___ PROVIDED RECORDS ___
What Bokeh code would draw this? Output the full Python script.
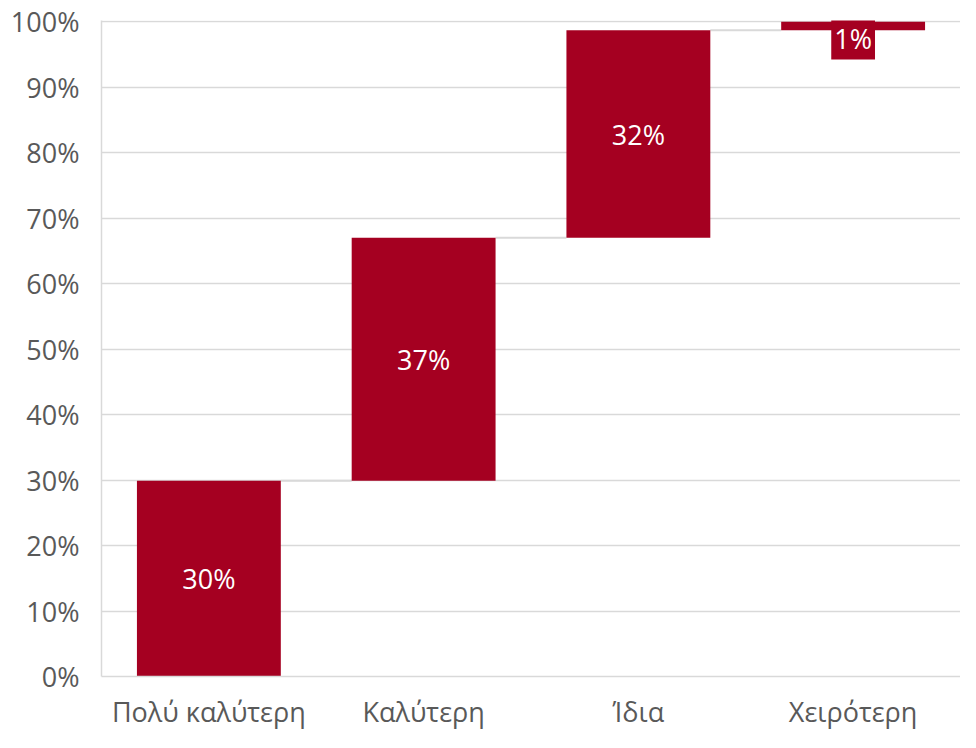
import numpy as np
from bokeh.plotting import figure
from bokeh.models import ColumnDataSource, FactorRange, Range1d, FixedTicker, PrintfTickFormatter
from bokeh.core.properties import value
from bokeh.embed import file_html
from bokeh.resources import INLINE

categories = ["Πολύ καλύτερη", "Καλύτερη", "Ίδια", "Χειρότερη"]
values = [29.9, 37.1, 31.7, 1.3]
yticks = [0, 10, 20, 30, 40, 50, 60, 70, 80, 90, 100]

RED = "#A50021"
GRID = "#D9D9D9"
TXT = "#595959"
FONT = "Open Sans"

tops = np.cumsum(values)
bottoms = tops - np.array(values)
labels = [f"{round(v):d}%" for v in values]

src = ColumnDataSource(dict(
    x=categories, top=tops, bottom=bottoms, mid=(tops + bottoms) / 2,
    label=labels,
    bg=[None, None, None, RED],
    yoff=[0, 0, 0, 12],
))

p = figure(x_range=FactorRange(*categories, range_padding=0), y_range=Range1d(0, 100.2),
           width=960, height=732, output_backend="svg", toolbar_location=None,
           min_border_left=101, min_border_right=0, min_border_top=20, min_border_bottom=55)
p.outline_line_color = None

# connectors
bw = 0.67
for i in range(len(categories) - 1):
    p.line(x=[(categories[i], bw / 2), (categories[i + 1], -bw / 2)], y=[tops[i], tops[i]],
           line_color=GRID, line_width=2)

p.vbar(x="x", top="top", bottom="bottom", width=bw, source=src, fill_color=RED, line_color=None)

p.text(x="x", y="mid", text="label", source=src, text_color="white",
       text_font=value(FONT), text_font_size="27px", text_align="center", text_baseline="middle",
       y_offset="yoff", background_fill_color="bg", padding=3)

p.xgrid.grid_line_color = None
p.ygrid.grid_line_color = GRID
p.ygrid.grid_line_width = 1.5
p.yaxis.ticker = FixedTicker(ticks=yticks)
p.yaxis.formatter = PrintfTickFormatter(format="%d%%")
for ax in (p.xaxis[0], p.yaxis[0]):
    ax.axis_line_color = GRID
    ax.axis_line_width = 1.5
    ax.major_tick_line_color = None
    ax.minor_tick_line_color = None
    ax.major_label_text_font = FONT
    ax.major_label_text_font_size = "27px"
    ax.major_label_text_color = TXT
p.yaxis.major_label_standoff = 16
p.xaxis.major_label_standoff = 10

open("out.html", "w").write(file_html(p, INLINE))
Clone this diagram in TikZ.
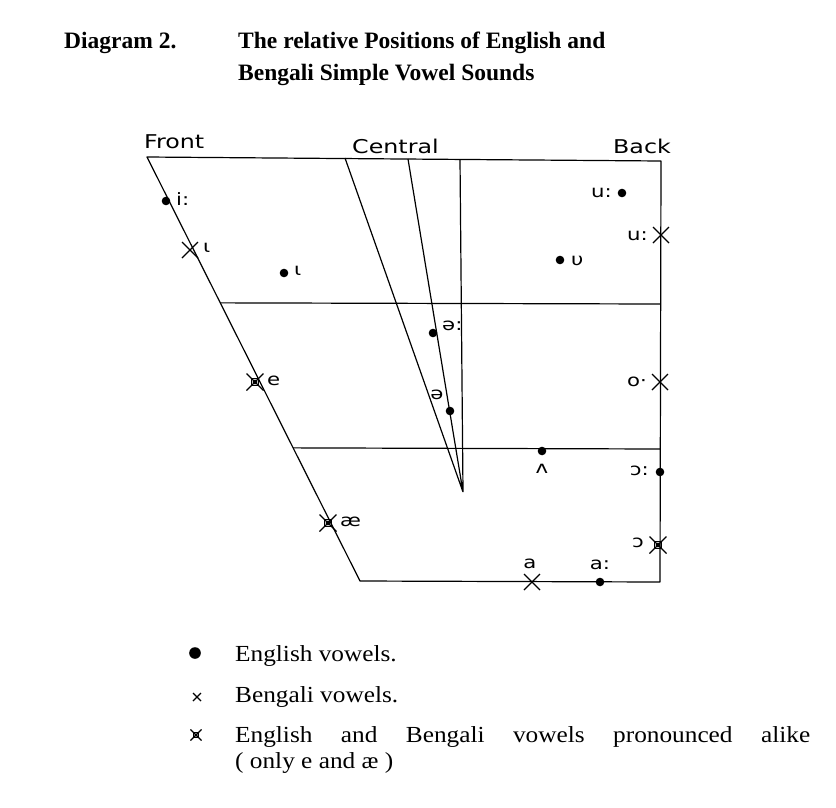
\documentclass[tikz,border=0pt]{standalone}
\usepackage{fontspec}
\setmainfont{Liberation Serif}
\newfontfamily\handfont[FakeStretch=1.25]{DejaVu Sans}
\newfontfamily\keyfont[FakeStretch=1.1]{Liberation Serif}
\usetikzlibrary{calc}

\tikzset{
  chart/.style={line width=1.2pt, line join=round},
  hand/.style={font=\handfont\fontsize{17}{17}\selectfont, inner sep=1pt},
  printed/.style={font=\keyfont\fontsize{23}{25}\selectfont, inner sep=0pt, anchor=base west},
  heading/.style={font=\bfseries\fontsize{23.5}{26}\selectfont, inner sep=0pt, anchor=base west},
  engdot/.pic={\fill (0,0) circle (4.3pt);},
  bncross/.pic={\draw[line width=1.3pt] (-8pt,-8pt) -- (8pt,8pt) (-8pt,8pt) -- (8pt,-8pt);},
  alikemark/.pic={\draw[line width=1.3pt] (-8.5pt,-8.5pt) -- (8.5pt,8.5pt) (-8.5pt,8.5pt) -- (8.5pt,-8.5pt);
    \draw[line width=1pt] (-3.5pt,-3.5pt) rectangle (3.5pt,3.5pt);
    \fill (0,0) circle (2.4pt);}
}

\begin{document}
\begin{tikzpicture}[x=1pt, y=-1pt]
    \useasboundingbox[fill=white] (0,0) rectangle (836,807);

    % Heading
    \node[heading] (diag) at (64,48) {Diagram 2.};
    \node[heading] (title1) at (238,48) {The relative Positions of English and};
    \node[heading] (title2) at (238,80) {Bengali Simple Vowel Sounds};

    % Corners of the vowel chart
    \coordinate (FT) at (147,157);
    \coordinate (BT) at (661,161);
    \coordinate (BB) at (660,582);
    \coordinate (FB) at (360,581);
    % Central lines meet here
    \coordinate (CV) at (463,492);
    \coordinate (CA) at (345,158);
    \coordinate (CB) at (408,159);
    \coordinate (CC) at (460,159);
    % Right ends of the two cross lines
    \coordinate (HAR) at (660,304);
    \coordinate (HBR) at (660,449);

    % Outline and division lines
    \draw[chart] (FT) -- (BT) -- (BB) -- (FB) -- cycle;
    \draw[chart] ($(FT)!0.344!(FB)$) -- (HAR);
    \draw[chart] ($(FT)!0.686!(FB)$) -- (HBR);
    \draw[chart] (CA) -- (CV) (CB) -- (CV) (CC) -- (CV);

    % Handwritten headings
    \node[hand, font=\handfont\fontsize{19}{19}\selectfont, anchor=base west] (front) at (143,148) {Front};
    \node[hand, font=\handfont\fontsize{19}{19}\selectfont, anchor=base west] (central) at (351,153) {Central};
    \node[hand, font=\handfont\fontsize{19}{19}\selectfont, anchor=base west] (back) at (612,153) {Back};

    % English vowels
    \pic at (166,201) {engdot};
    \node[hand, anchor=west] (ii) at (175,199) {i:};
    \pic at (284,273) {engdot};
    \node[hand, anchor=west] (iota) at (293,271) {ι};
    \pic at (560,260) {engdot};
    \node[hand, anchor=west] (ups) at (570,261) {υ};
    \pic at (622,193) {engdot};
    \node[hand, anchor=east] (uu) at (613,193) {u:};
    \pic at (433,333) {engdot};
    \node[hand, anchor=west] (schwal) at (441,326) {ə:};
    \pic at (450,411) {engdot};
    \node[hand] (schwa) at (437,395) {ə};
    \pic at (542,451) {engdot};
    \node[hand] (wedge) at (542,469) {ʌ};
    \pic at (660,472) {engdot};
    \node[hand, anchor=east] (openol) at (650,471) {ɔ:};
    \pic at (600,582) {engdot};
    \node[hand] (aal) at (600,565) {a:};

    % Bengali vowels
    \pic at (190,250) {bncross};
    \node[hand, anchor=west] (iotab) at (202,248) {ι};
    \pic at (661,235) {bncross};
    \node[hand, anchor=east] (uub) at (649,236) {u:};
    \pic at (660,382) {bncross};
    \node[hand, anchor=east] (oob) at (648,382) {o·};
    \pic at (532,582) {bncross};
    \node[hand] (ab) at (530,564) {a};

    % Pronounced alike
    \pic at (255,382) {alikemark};
    \node[hand, anchor=west] (ee) at (266,381) {e};
    \pic at (328,523) {alikemark};
    \node[hand, anchor=west] (ae) at (339,522) {æ};
    \pic at (658,545) {alikemark};
    \node[hand, anchor=east] (openo) at (645,543) {ɔ};

    % Key
    \pic[scale=1.35] at (195,653) {engdot};
    \node[printed] (keyeng) at (235,661) {English vowels.};
    \pic[scale=0.5] at (197,697) {bncross};
    \node[printed] (keybn) at (235,702) {Bengali vowels.};
    \pic[scale=0.65] at (196,735) {alikemark};
    \node[printed] (keyboth) at (235,742) {\makebox[575pt][s]{English and Bengali vowels pronounced alike}};
    \node[printed] (keyonly) at (235,768) {( only e and æ )};
\end{tikzpicture}
\end{document}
___
▶ _YOUR OBJECTIVE_: Repeat, with no pictures, each line from the beginning of the data through the line containing "source=src, fill_color=RED, line_color=None)", inclusive.

▶ _RESULT OF THE EXERCISE_:
What Bokeh code would draw this? Output the full Python script.
import numpy as np
from bokeh.plotting import figure
from bokeh.models import ColumnDataSource, FactorRange, Range1d, FixedTicker, PrintfTickFormatter
from bokeh.core.properties import value
from bokeh.embed import file_html
from bokeh.resources import INLINE

categories = ["Πολύ καλύτερη", "Καλύτερη", "Ίδια", "Χειρότερη"]
values = [29.9, 37.1, 31.7, 1.3]
yticks = [0, 10, 20, 30, 40, 50, 60, 70, 80, 90, 100]

RED = "#A50021"
GRID = "#D9D9D9"
TXT = "#595959"
FONT = "Open Sans"

tops = np.cumsum(values)
bottoms = tops - np.array(values)
labels = [f"{round(v):d}%" for v in values]

src = ColumnDataSource(dict(
    x=categories, top=tops, bottom=bottoms, mid=(tops + bottoms) / 2,
    label=labels,
    bg=[None, None, None, RED],
    yoff=[0, 0, 0, 12],
))

p = figure(x_range=FactorRange(*categories, range_padding=0), y_range=Range1d(0, 100.2),
           width=960, height=732, output_backend="svg", toolbar_location=None,
           min_border_left=101, min_border_right=0, min_border_top=20, min_border_bottom=55)
p.outline_line_color = None

# connectors
bw = 0.67
for i in range(len(categories) - 1):
    p.line(x=[(categories[i], bw / 2), (categories[i + 1], -bw / 2)], y=[tops[i], tops[i]],
           line_color=GRID, line_width=2)

p.vbar(x="x", top="top", bottom="bottom", width=bw, source=src, fill_color=RED, line_color=None)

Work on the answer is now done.